CBIA economist Pete Gioia and state budget director Ben Barnes discussing ways to control state spending and tax hikes at the 2016 Economic Summit & Outlook.

‘If you put it in the budget, it stays there.’ State budget director Ben Barnes (right) with CBIA economist Pete Gioia at the 2016 Economic Summit & Outlook.

As a result, the state is now facing gaps from $7 million to $27 million for fiscal year 2016, and projected deficits of $552 million in fiscal year 2016-17, $1.72 billion for 2017-18, and $1.87 billion for 2018-19.
State lawmakers passed $350 million of assorted spending cuts, transfers, and other savings in December to close the budget gap at that time.
Now, in view of the new deficit projections, administration officials say policymakers need to sharpen the focus on controlling state spending.
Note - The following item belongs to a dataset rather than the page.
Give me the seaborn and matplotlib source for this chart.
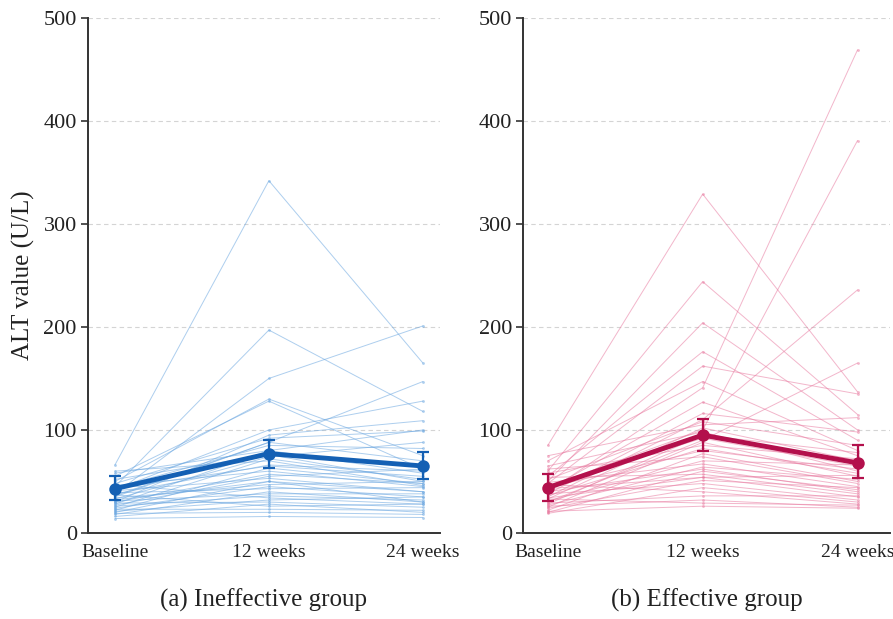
import pandas as pd
import seaborn as sns
import matplotlib.pyplot as plt

# Time points
times = ["Baseline", "12 weeks", "24 weeks"]

# Ineffective group - individual ALT values (U/L)
left_base = [66, 45, 38, 50, 35, 42, 55, 30, 48, 36, 44, 28, 52, 33, 25, 60, 38, 22, 46, 30,
             27, 41, 20, 34, 24, 39, 18, 31, 26, 47, 21, 29, 16, 37, 23, 19, 14, 58, 43, 32]
left_w12 = [342, 197, 150, 130, 88, 100, 128, 95, 92, 88, 85, 80, 76, 74, 72, 70, 66, 63, 60, 57,
            55, 53, 50, 47, 45, 43, 40, 38, 36, 34, 32, 30, 28, 26, 23, 20, 16, 80, 65, 50]
left_w24 = [165, 118, 201, 75, 147, 128, 62, 109, 99, 70, 82, 58, 50, 88, 52, 46, 60, 48, 45, 48,
            62, 40, 40, 50, 35, 44, 30, 38, 32, 28, 35, 25, 20, 28, 22, 18, 15, 100, 55, 30]

# Effective group - individual ALT values (U/L)
right_base = [85, 60, 50, 40, 45, 35, 55, 48, 30, 70, 42, 38, 52, 33, 65, 28, 46, 25, 58, 36,
              44, 22, 62, 31, 49, 27, 40, 20, 54, 34, 43, 24, 38, 19, 47, 29, 26, 33, 21, 75]
right_w12 = [329, 244, 204, 141, 100, 110, 176, 162, 90, 147, 127, 116, 108, 102, 98, 95, 92, 88, 85, 82,
             80, 77, 74, 70, 67, 64, 62, 60, 57, 54, 54, 51, 48, 44, 40, 36, 32, 29, 26, 105]
right_w24 = [137, 115, 100, 469, 381, 236, 90, 135, 165, 80, 75, 98, 85, 70, 60, 78, 65, 55, 72, 58,
             62, 50, 48, 66, 45, 52, 40, 42, 38, 56, 35, 44, 32, 30, 28, 36, 25, 27, 24, 112]

# Group summary (mean with error bar ends)
left_mean = [43, 77, 65]
left_lo = [32, 63, 52]
left_hi = [55, 90, 79]
right_mean = [44, 95, 68]
right_lo = [31, 80, 53]
right_hi = [57, 111, 85]


def long_frame(base, w12, w24):
    rows = []
    for i, vals in enumerate(zip(base, w12, w24)):
        for t, v in zip(times, vals):
            rows.append({"subject": i, "time": t, "value": v})
    return pd.DataFrame(rows)


def summary_frame(mean, lo, hi):
    rows = []
    for t, m, l, h in zip(times, mean, lo, hi):
        for v in (l, m, h):
            rows.append({"time": t, "value": v})
    return pd.DataFrame(rows)


sns.set_theme(style="white")
plt.rcParams["font.family"] = ["Liberation Serif", "DejaVu Serif"]

fig = plt.figure(figsize=(8.93, 6.19), dpi=100)
ax1 = fig.add_axes([0.0985, 0.139, 0.394, 0.832])
ax2 = fig.add_axes([0.5857, 0.139, 0.411, 0.832])

panels = [
    (ax1, left_base, left_w12, left_w24, left_mean, left_lo, left_hi,
     "#6aa6e0", "#1460b4", "(a) Ineffective group", (-0.175, 2.11)),
    (ax2, right_base, right_w12, right_w24, right_mean, right_lo, right_hi,
     "#e87aa0", "#b3104c", "(b) Effective group", (-0.16, 2.21)),
]

for ax, b, w12, w24, mean, lo, hi, light, dark, title, xlim in panels:
    df = long_frame(b, w12, w24)
    sns.lineplot(data=df, x="time", y="value", units="subject", estimator=None,
                 color=light, linewidth=0.7, alpha=0.55, marker="o", markersize=2,
                 markeredgewidth=0, ax=ax)
    summ = summary_frame(mean, lo, hi)
    sns.lineplot(data=summ, x="time", y="value", estimator="median",
                 errorbar=lambda v: (v.min(), v.max()), err_style="bars",
                 err_kws={"capsize": 4, "elinewidth": 1.6, "capthick": 1.6},
                 color=dark, linewidth=3.5, marker="o", markersize=9,
                 markeredgewidth=0, ax=ax)

    ax.set_ylim(0, 500)
    ax.set_xlim(*xlim)
    ax.set_yticks([0, 100, 200, 300, 400, 500])
    ax.yaxis.grid(True, linestyle=(0, (4, 3)), color="#d4d4d4", linewidth=0.8)
    ax.set_axisbelow(True)
    for s in ["top", "right"]:
        ax.spines[s].set_visible(False)
    for s in ["left", "bottom"]:
        ax.spines[s].set_color("#333333")
        ax.spines[s].set_linewidth(1.4)
    ax.tick_params(axis="y", length=5, width=1.2, color="#333333",
                   labelsize=16, left=True, pad=3, labelcolor="#222222")
    ax.tick_params(axis="x", length=0, labelsize=14, pad=8, labelcolor="#222222")
    ax.set_xlabel("")
    ax.set_ylabel("")
    pos = ax.get_position()
    fig.text(pos.x0 + pos.width / 2, 0.012, title, ha="center", va="bottom",
             fontsize=18, color="#222222")

ax1.set_ylabel("ALT value (U/L)", fontsize=18, labelpad=6, color="#222222")

plt.savefig("out.png", dpi=100)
“Households need to curb spending when necessary,” said an official in Gov. Malloy’s budget office, “and so does government.”
Those remarks echoed what the governor’s budget director, Ben Barnes, told the recent CBIA Economic Summit & Outlook.
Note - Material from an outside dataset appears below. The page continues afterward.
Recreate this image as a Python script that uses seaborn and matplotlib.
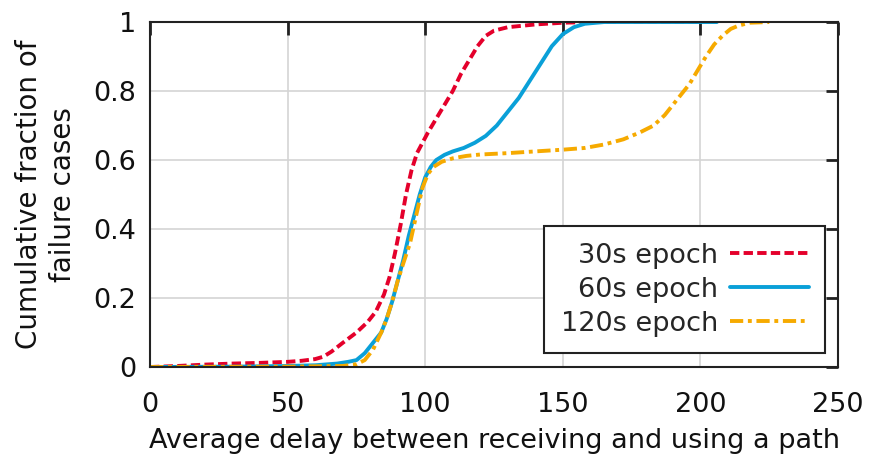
import matplotlib
matplotlib.use("Agg")
import matplotlib.pyplot as plt
import seaborn as sns

# ---- data ----
red_x = [0, 10, 20, 30, 40, 50, 55, 60, 63, 66, 70, 75, 79, 82, 85, 87, 89, 91, 93, 95, 97, 99, 101, 104, 107, 110, 113, 116, 119, 122, 125, 130, 140, 150, 160, 200]
red_y = [0, 0.003, 0.007, 0.01, 0.012, 0.015, 0.018, 0.023, 0.03, 0.045, 0.07, 0.1, 0.13, 0.16, 0.21, 0.26, 0.33, 0.41, 0.5, 0.57, 0.62, 0.65, 0.68, 0.72, 0.76, 0.8, 0.85, 0.89, 0.93, 0.96, 0.975, 0.985, 0.993, 0.998, 1.0, 1.0]

blue_x = [0, 30, 50, 60, 68, 72, 75, 78, 81, 84, 86, 88, 90, 92, 94, 96, 98, 100, 102, 104, 107, 110, 114, 118, 122, 126, 130, 134, 138, 142, 146, 150, 154, 158, 165, 206]
blue_y = [0, 0.001, 0.003, 0.005, 0.01, 0.015, 0.02, 0.04, 0.07, 0.1, 0.14, 0.19, 0.25, 0.31, 0.38, 0.44, 0.5, 0.55, 0.58, 0.6, 0.615, 0.625, 0.635, 0.65, 0.67, 0.70, 0.74, 0.78, 0.83, 0.88, 0.93, 0.965, 0.985, 0.995, 1.0, 1.0]

orange_x = [0, 50, 70, 75, 78, 81, 84, 86, 88, 90, 92, 94.5, 97, 99, 101, 103, 106, 110, 115, 120, 130, 140, 150, 158, 165, 172, 178, 183, 187, 190, 193, 196, 199, 202, 205, 208, 211, 214, 218, 225]
orange_y = [0, 0.001, 0.003, 0.008, 0.02, 0.05, 0.1, 0.14, 0.19, 0.25, 0.3, 0.36, 0.45, 0.52, 0.56, 0.58, 0.595, 0.605, 0.612, 0.616, 0.62, 0.625, 0.63, 0.635, 0.645, 0.66, 0.68, 0.70, 0.73, 0.76, 0.79, 0.82, 0.86, 0.9, 0.935, 0.96, 0.98, 0.99, 0.998, 1.0]

labels = ["30s epoch", "60s epoch", "120s epoch"]
x_ticks = [0, 50, 100, 150, 200, 250]
y_ticks = [0, 0.2, 0.4, 0.6, 0.8, 1.0]
y_ticklabels = ["0", "0.2", "0.4", "0.6", "0.8", "1"]

sns.set_style("white")
plt.rcParams["font.family"] = ["DejaVu Sans"]

FS = 19.5
fig = plt.figure(figsize=(8.88, 4.59), dpi=100)
ax = fig.add_axes([0.169, 0.2004, 0.7747, 0.7516])

lw = 2.8
sns.lineplot(x=red_x, y=red_y, ax=ax, color="#e4002b", lw=lw, sort=False,
             linestyle=(0, (2.4, 1.1)), label=labels[0])
sns.lineplot(x=blue_x, y=blue_y, ax=ax, color="#0aa0d8", lw=lw, sort=False,
             label=labels[1])
sns.lineplot(x=orange_x, y=orange_y, ax=ax, color="#f6aa00", lw=lw, sort=False,
             linestyle=(0, (3.4, 1.2, 1.0, 1.2)), label=labels[2])

ax.set_xlim(0, 250)
ax.set_ylim(0, 1)
ax.set_xticks(x_ticks)
ax.set_xticklabels([str(t) for t in x_ticks])
ax.set_yticks(y_ticks)
ax.set_yticklabels(y_ticklabels)
ax.grid(True, color="#d4d4d4", lw=1.2)
ax.set_axisbelow(True)
for s in ax.spines.values():
    s.set_color("#222222")
    s.set_linewidth(1.5)
ax.tick_params(direction="in", length=9, width=2, top=True, right=True,
               labelsize=FS, colors="#222222", labelcolor="#111111")
ax.tick_params(axis="x", pad=18)
ax.tick_params(axis="y", pad=10)

ax.set_xlabel("Average delay between receiving and using a path", fontsize=FS, labelpad=7, color="#111111")
ax.set_ylabel("Cumulative fraction of\nfailure cases", fontsize=20, labelpad=12, color="#111111",
              linespacing=1.25)

leg = ax.legend(loc="lower right", bbox_to_anchor=(0.981, 0.0406), borderaxespad=0,
                fontsize=FS, markerfirst=False, handlelength=2.9, fancybox=False,
                frameon=True, edgecolor="#222222", framealpha=1, labelspacing=0.3,
                borderpad=0.6, handletextpad=0.45)
leg.get_frame().set_linewidth(1.5)
for vp in leg._legend_handle_box.get_children():
    vp.align = "right"

fig.savefig("out.png", dpi=100)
According to Barnes, Connecticut’s economy has been generating enough revenue to meet the state’s critical needs, but the intake has being overwhelmed by the outflow in state spending.
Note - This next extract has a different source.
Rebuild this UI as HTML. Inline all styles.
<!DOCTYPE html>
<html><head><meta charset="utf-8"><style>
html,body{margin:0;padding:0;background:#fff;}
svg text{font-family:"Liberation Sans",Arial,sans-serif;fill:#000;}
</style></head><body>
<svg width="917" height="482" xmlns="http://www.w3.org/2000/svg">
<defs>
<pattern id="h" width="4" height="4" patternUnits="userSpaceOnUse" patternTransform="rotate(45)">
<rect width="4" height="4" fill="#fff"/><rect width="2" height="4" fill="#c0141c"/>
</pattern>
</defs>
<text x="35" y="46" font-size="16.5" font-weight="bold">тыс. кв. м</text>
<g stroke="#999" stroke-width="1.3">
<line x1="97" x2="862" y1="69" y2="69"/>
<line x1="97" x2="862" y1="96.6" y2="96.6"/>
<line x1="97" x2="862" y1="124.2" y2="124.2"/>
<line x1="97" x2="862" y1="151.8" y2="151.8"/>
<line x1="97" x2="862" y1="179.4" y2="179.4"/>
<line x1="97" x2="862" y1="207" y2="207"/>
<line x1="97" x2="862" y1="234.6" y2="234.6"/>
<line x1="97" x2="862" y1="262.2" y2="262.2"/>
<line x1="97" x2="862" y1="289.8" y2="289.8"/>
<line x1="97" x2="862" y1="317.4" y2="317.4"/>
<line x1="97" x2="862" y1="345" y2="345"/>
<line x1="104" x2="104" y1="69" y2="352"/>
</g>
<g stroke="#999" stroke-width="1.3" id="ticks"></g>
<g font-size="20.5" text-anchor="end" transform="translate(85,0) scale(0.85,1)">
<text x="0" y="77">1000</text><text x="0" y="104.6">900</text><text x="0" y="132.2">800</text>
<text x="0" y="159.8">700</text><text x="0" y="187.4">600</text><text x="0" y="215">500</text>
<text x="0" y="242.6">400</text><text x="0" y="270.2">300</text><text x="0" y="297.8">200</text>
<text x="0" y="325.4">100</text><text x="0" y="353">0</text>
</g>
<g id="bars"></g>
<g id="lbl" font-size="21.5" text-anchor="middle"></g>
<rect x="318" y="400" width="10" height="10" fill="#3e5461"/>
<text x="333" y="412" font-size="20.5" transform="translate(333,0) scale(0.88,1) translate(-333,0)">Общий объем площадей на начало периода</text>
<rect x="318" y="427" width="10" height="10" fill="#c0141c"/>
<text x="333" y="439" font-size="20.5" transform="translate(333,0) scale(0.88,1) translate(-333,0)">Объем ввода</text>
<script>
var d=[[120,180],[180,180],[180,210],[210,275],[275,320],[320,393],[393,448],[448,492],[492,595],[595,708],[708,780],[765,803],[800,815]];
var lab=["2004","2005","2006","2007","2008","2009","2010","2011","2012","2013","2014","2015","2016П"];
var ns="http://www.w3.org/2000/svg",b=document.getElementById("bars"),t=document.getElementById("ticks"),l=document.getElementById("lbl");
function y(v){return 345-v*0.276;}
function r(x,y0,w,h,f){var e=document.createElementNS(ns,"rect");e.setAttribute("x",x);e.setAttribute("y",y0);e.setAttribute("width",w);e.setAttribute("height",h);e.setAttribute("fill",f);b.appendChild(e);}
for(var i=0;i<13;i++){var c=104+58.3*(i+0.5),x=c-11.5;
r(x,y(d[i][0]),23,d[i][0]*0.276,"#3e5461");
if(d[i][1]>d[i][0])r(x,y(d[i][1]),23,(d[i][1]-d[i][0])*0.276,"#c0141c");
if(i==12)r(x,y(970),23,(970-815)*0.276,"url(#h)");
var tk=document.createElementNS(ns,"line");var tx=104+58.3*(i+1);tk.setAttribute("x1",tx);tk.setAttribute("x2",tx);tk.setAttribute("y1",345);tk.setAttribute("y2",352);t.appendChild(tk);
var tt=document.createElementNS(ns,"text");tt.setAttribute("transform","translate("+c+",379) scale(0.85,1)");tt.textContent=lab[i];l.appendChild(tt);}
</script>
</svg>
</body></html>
Barnes said the obvious gaps between state revenues and state spending must—and can be—closed.
Connecticut’s economy continues to improve and is producing about a 3% annual growth in state revenues, he said. But the state budget is growing about 7% a year under the current-services system.
Project that kind of problem out a few decades, said Barnes, and the state could easily be seeing trillion-dollar deficits.
“Three percent growth in revenues a year is enough for us to continue to provide some of the finest public services in the nation, make new investments in areas that are priorities for the legislature, the governor, and the people of Connecticut, and to continue to meet our long-term obligations,” said Barnes.
State Budget Director Ben Barnes

There are lots of ways for state government to become more responsive and cheaper.

The problem is, “Nothing ever goes away in Connecticut; if you put it in the [state] budget, it stays there. And that’s a problem that we can’t afford to continue.”
Instead, Barnes said state government has to “take a new way of looking at how we develop the budget.”
He added, “There are lots of ways for state government to become more responsive and cheaper.”
It won’t be easy, he said, but all state agencies will have to continually find new and more cost-effective ways to provide services, being careful about managing long-term obligations, and about making new commitments to expand public services.
Also on Barnes’s plate are state employee contracts, with the state beginning negotiations for collective bargaining agreements with 15 state employee unions.
“Collective bargaining in the last few decades has always been done in a crisis context,” said Barnes, which has negated opportunities to find “real solutions” and greater efficiencies.
And it’s much the same today, he said. “We don’t have a lot of extra money.”